• [Brief] Repeat the records verbatim and leave the pictures out of your copy.
━━━━━━━━━━━━━━━━━━━━
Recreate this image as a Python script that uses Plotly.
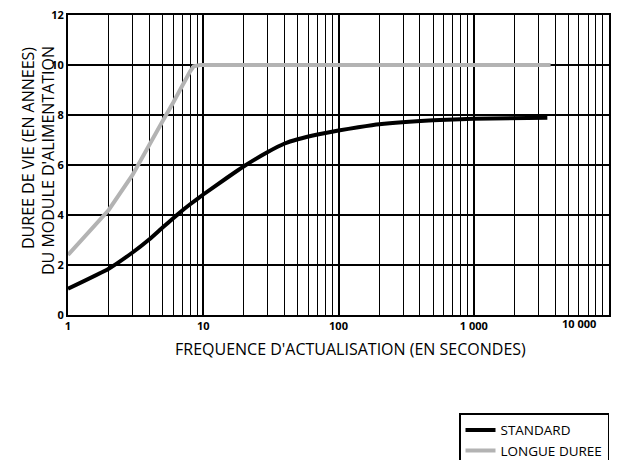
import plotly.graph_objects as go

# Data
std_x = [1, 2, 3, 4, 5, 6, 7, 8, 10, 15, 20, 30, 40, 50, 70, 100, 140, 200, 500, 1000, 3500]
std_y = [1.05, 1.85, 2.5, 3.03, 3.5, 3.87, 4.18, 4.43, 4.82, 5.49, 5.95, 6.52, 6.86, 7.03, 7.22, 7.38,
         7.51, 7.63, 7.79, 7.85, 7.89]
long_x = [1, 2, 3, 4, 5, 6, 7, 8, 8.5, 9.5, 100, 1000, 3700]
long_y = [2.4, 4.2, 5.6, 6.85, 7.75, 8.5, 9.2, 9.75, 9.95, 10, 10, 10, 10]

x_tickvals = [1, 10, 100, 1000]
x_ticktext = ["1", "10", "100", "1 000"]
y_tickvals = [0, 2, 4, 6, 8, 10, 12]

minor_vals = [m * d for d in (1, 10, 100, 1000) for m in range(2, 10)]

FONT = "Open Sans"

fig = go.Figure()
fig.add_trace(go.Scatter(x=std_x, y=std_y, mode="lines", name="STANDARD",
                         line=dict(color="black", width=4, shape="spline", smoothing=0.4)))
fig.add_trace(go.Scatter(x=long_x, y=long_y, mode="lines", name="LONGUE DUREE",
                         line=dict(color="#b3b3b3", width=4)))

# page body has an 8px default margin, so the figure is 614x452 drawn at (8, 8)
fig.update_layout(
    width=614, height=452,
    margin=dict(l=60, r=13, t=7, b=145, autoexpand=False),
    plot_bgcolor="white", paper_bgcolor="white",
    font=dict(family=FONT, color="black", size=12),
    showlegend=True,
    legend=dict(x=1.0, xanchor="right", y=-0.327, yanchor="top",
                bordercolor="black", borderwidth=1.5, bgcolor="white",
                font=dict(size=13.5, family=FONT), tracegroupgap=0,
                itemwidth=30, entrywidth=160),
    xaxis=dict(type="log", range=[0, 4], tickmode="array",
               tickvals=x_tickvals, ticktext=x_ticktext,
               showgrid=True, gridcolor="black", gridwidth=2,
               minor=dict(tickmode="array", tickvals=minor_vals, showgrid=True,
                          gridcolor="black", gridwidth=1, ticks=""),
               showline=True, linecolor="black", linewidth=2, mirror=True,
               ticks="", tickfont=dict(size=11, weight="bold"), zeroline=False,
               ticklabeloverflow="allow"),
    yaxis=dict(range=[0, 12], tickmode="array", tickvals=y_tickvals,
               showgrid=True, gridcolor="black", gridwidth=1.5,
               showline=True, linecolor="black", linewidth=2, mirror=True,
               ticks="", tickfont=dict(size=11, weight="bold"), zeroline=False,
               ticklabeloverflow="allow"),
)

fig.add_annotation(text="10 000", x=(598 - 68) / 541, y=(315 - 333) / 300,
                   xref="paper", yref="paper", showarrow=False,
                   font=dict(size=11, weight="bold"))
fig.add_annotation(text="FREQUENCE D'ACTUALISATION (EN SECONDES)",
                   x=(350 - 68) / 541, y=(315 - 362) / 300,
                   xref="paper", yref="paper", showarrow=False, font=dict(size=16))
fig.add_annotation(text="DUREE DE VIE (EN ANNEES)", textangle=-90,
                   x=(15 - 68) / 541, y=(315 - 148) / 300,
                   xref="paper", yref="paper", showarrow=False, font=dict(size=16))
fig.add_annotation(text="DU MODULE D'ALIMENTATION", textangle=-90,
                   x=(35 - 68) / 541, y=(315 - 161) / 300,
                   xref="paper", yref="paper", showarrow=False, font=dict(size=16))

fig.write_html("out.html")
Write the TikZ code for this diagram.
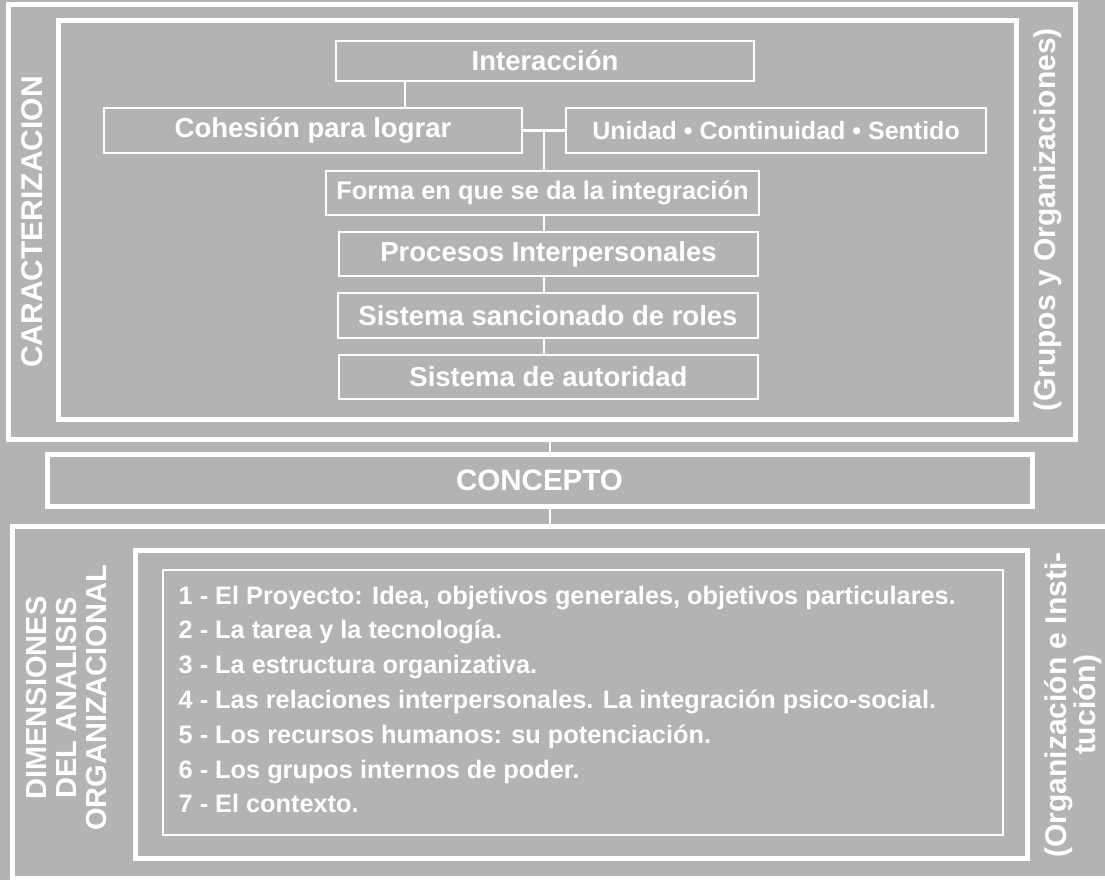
━━━━━━━━━━━━━━━━━━━━
• [Response to this task]
Recreate this image as a Python script that uses Plotly.
import plotly.graph_objects as go

# Data
std_x = [1, 2, 3, 4, 5, 6, 7, 8, 10, 15, 20, 30, 40, 50, 70, 100, 140, 200, 500, 1000, 3500]
std_y = [1.05, 1.85, 2.5, 3.03, 3.5, 3.87, 4.18, 4.43, 4.82, 5.49, 5.95, 6.52, 6.86, 7.03, 7.22, 7.38,
         7.51, 7.63, 7.79, 7.85, 7.89]
long_x = [1, 2, 3, 4, 5, 6, 7, 8, 8.5, 9.5, 100, 1000, 3700]
long_y = [2.4, 4.2, 5.6, 6.85, 7.75, 8.5, 9.2, 9.75, 9.95, 10, 10, 10, 10]

x_tickvals = [1, 10, 100, 1000]
x_ticktext = ["1", "10", "100", "1 000"]
y_tickvals = [0, 2, 4, 6, 8, 10, 12]

minor_vals = [m * d for d in (1, 10, 100, 1000) for m in range(2, 10)]

FONT = "Open Sans"

fig = go.Figure()
fig.add_trace(go.Scatter(x=std_x, y=std_y, mode="lines", name="STANDARD",
                         line=dict(color="black", width=4, shape="spline", smoothing=0.4)))
fig.add_trace(go.Scatter(x=long_x, y=long_y, mode="lines", name="LONGUE DUREE",
                         line=dict(color="#b3b3b3", width=4)))

# page body has an 8px default margin, so the figure is 614x452 drawn at (8, 8)
fig.update_layout(
    width=614, height=452,
    margin=dict(l=60, r=13, t=7, b=145, autoexpand=False),
    plot_bgcolor="white", paper_bgcolor="white",
    font=dict(family=FONT, color="black", size=12),
    showlegend=True,
    legend=dict(x=1.0, xanchor="right", y=-0.327, yanchor="top",
                bordercolor="black", borderwidth=1.5, bgcolor="white",
                font=dict(size=13.5, family=FONT), tracegroupgap=0,
                itemwidth=30, entrywidth=160),
    xaxis=dict(type="log", range=[0, 4], tickmode="array",
               tickvals=x_tickvals, ticktext=x_ticktext,
               showgrid=True, gridcolor="black", gridwidth=2,
               minor=dict(tickmode="array", tickvals=minor_vals, showgrid=True,
                          gridcolor="black", gridwidth=1, ticks=""),
               showline=True, linecolor="black", linewidth=2, mirror=True,
               ticks="", tickfont=dict(size=11, weight="bold"), zeroline=False,
               ticklabeloverflow="allow"),
    yaxis=dict(range=[0, 12], tickmode="array", tickvals=y_tickvals,
               showgrid=True, gridcolor="black", gridwidth=1.5,
               showline=True, linecolor="black", linewidth=2, mirror=True,
               ticks="", tickfont=dict(size=11, weight="bold"), zeroline=False,
               ticklabeloverflow="allow"),
)

fig.add_annotation(text="10 000", x=(598 - 68) / 541, y=(315 - 333) / 300,
                   xref="paper", yref="paper", showarrow=False,
                   font=dict(size=11, weight="bold"))
fig.add_annotation(text="FREQUENCE D'ACTUALISATION (EN SECONDES)",
                   x=(350 - 68) / 541, y=(315 - 362) / 300,
                   xref="paper", yref="paper", showarrow=False, font=dict(size=16))
fig.add_annotation(text="DUREE DE VIE (EN ANNEES)", textangle=-90,
                   x=(15 - 68) / 541, y=(315 - 148) / 300,
                   xref="paper", yref="paper", showarrow=False, font=dict(size=16))
fig.add_annotation(text="DU MODULE D'ALIMENTATION", textangle=-90,
                   x=(35 - 68) / 541, y=(315 - 161) / 300,
                   xref="paper", yref="paper", showarrow=False, font=dict(size=16))

fig.write_html("out.html")
Write the TikZ code for this diagram.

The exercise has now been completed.